During the last decade of her life (1980s), Hartwig exhibited in more shows than in any previous decade—58 in all. Her "Owlet," shown at the New York Botanical Garden's Conservatory, was also featured in The New York Times. She was invited to serve on juries around the country, including the 4th North American Sculpture Exhibition, for which she was co-juror with Francisco Zúñiga. She received more awards, gave masterclasses, and continued to sculpt until just months before her death. Hartwig died on June 18, 1988, in New York City.

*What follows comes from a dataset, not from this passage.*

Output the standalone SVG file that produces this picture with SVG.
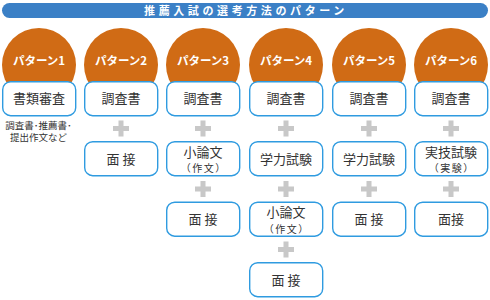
<svg xmlns="http://www.w3.org/2000/svg" width="490" height="300" viewBox="0 0 490 300">
<defs>
<style>
.bar{fill:#3b80c6}
.title{font-family:"Noto Sans CJK JP",sans-serif;font-size:11px;font-weight:bold;fill:#fff;letter-spacing:3.6px}
.circ{fill:#d06b15}
.ctext{font-family:"Noto Sans CJK JP",sans-serif;font-size:11.5px;font-weight:bold;fill:#fff;text-anchor:middle}
.box{fill:#fff;stroke:#2f9be0;stroke-width:1.4}
.t{font-family:"Noto Sans CJK JP",sans-serif;font-size:13px;fill:#333;text-anchor:middle}
.ts{font-family:"Noto Sans CJK JP",sans-serif;font-size:10px;fill:#333;text-anchor:middle;letter-spacing:1.5px}
.note{font-family:"Noto Sans CJK JP",sans-serif;font-size:9.5px;fill:#333;text-anchor:middle}
.plus{fill:#c8c8c8}
</style>
<g id="p"><rect x="-2.5" y="-8" width="5" height="16"/><rect x="-8" y="-2.5" width="16" height="5"/></g>
</defs>
<rect width="490" height="300" fill="#fff"/>
<g id="title">
<rect class="bar" x="2" y="3" width="486" height="15" rx="7.5"/>
<text class="title" x="246" y="14.8" text-anchor="middle">推薦入試の選考方法のパターン</text>
</g>
<g id="connectors" class="plus">
<use href="#p" x="121" y="128.5"/>
<use href="#p" x="203" y="128.5"/>
<use href="#p" x="203" y="189"/>
<use href="#p" x="286" y="128.5"/>
<use href="#p" x="286" y="189"/>
<use href="#p" x="286" y="249.5"/>
<use href="#p" x="369" y="128.5"/>
<use href="#p" x="369" y="189"/>
<use href="#p" x="451" y="128.5"/>
<use href="#p" x="451" y="189"/>
</g>
<g id="pattern1">
<circle class="circ" cx="39" cy="65" r="37"/>
<text class="ctext" x="39" y="64.5">パターン1</text>
<rect class="box" x="2.7" y="81.7" width="73" height="34" rx="8"/>
<text class="t" x="39" y="103">書類審査</text>
<text class="note" x="38.5" y="128.5">調査書･推薦書･</text>
<text class="note" x="38.5" y="141">提出作文など</text>
</g>
<g id="pattern2">
<circle class="circ" cx="121" cy="65" r="37"/>
<text class="ctext" x="121" y="64.5">パターン2</text>
<rect class="box" x="84.7" y="81.7" width="73" height="34" rx="8"/>
<text class="t" x="121" y="103">調査書</text>
<rect class="box" x="84.7" y="141.7" width="73" height="34" rx="8"/>
<text class="t" x="121" y="163.5">面 接</text>
</g>
<g id="pattern3">
<circle class="circ" cx="203" cy="65" r="37"/>
<text class="ctext" x="203" y="64.5">パターン3</text>
<rect class="box" x="166.7" y="81.7" width="73" height="34" rx="8"/>
<text class="t" x="203" y="103">調査書</text>
<rect class="box" x="166.7" y="141.7" width="73" height="34" rx="8"/>
<text class="t" x="203" y="156.5">小論文</text>
<text class="ts" x="203.7" y="172">（作文）</text>
<rect class="box" x="166.7" y="202.2" width="73" height="34" rx="8"/>
<text class="t" x="203" y="224">面 接</text>
</g>
<g id="pattern4">
<circle class="circ" cx="286" cy="65" r="37"/>
<text class="ctext" x="286" y="64.5">パターン4</text>
<rect class="box" x="249.7" y="81.7" width="73" height="34" rx="8"/>
<text class="t" x="286" y="103">調査書</text>
<rect class="box" x="249.7" y="141.7" width="73" height="34" rx="8"/>
<text class="t" x="286" y="163.5">学力試験</text>
<rect class="box" x="249.7" y="202.2" width="73" height="34" rx="8"/>
<text class="t" x="286" y="217">小論文</text>
<text class="ts" x="286.7" y="232.5">（作文）</text>
<rect class="box" x="249.7" y="262.7" width="73" height="34" rx="8"/>
<text class="t" x="286" y="284.5">面 接</text>
</g>
<g id="pattern5">
<circle class="circ" cx="369" cy="65" r="37"/>
<text class="ctext" x="369" y="64.5">パターン5</text>
<rect class="box" x="332.7" y="81.7" width="73" height="34" rx="8"/>
<text class="t" x="369" y="103">調査書</text>
<rect class="box" x="332.7" y="141.7" width="73" height="34" rx="8"/>
<text class="t" x="369" y="163.5">学力試験</text>
<rect class="box" x="332.7" y="202.2" width="73" height="34" rx="8"/>
<text class="t" x="369" y="224">面 接</text>
</g>
<g id="pattern6">
<circle class="circ" cx="451" cy="65" r="37"/>
<text class="ctext" x="451" y="64.5">パターン6</text>
<rect class="box" x="414.7" y="81.7" width="73" height="34" rx="8"/>
<text class="t" x="451" y="103">調査書</text>
<rect class="box" x="414.7" y="141.7" width="73" height="34" rx="8"/>
<text class="t" x="451" y="156.5">実技試験</text>
<text class="ts" x="451.7" y="172">（実験）</text>
<rect class="box" x="414.7" y="202.2" width="73" height="34" rx="8"/>
<text class="t" x="451" y="224">面接</text>
</g>
</svg>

After she died the Sculptors Guild dedicated its 1990 Hofstra University Exhibit Catalog to her memory, and the Audubon Society instituted an annual sculpture prize (still given today), in her honor.

==Legacy==

Hartwig belongs to a line of 'direct carvers' (taille direct) which includes both Jose de Creeft, with whom she studied, and Vincent Glinsky, her husband. With this technique the artist carves directly into the materials, without the use of intermediary steps. The conception and execution of the work is influenced by the density, veining, color, texture, and shape of the material.

Hartwig belongs to the generation of the 1930s and 1940s who advanced opportunities for women artists. She was an early member of the National Association of Women Artists (eventually serving as vice president), and the New York Society of Women Artists (eventually serving as Recording Secretary). She is regarded as a member of The New York School, and her work was featured in the TV documentary, Women of the First Wave; Elders of the Century. Hartwig's papers are held at the Smithsonian Institution's Archives of American Art. Her works are in such collections as the Brookgreen Gardens in South Carolina, and the Smithsonian American Art Museum.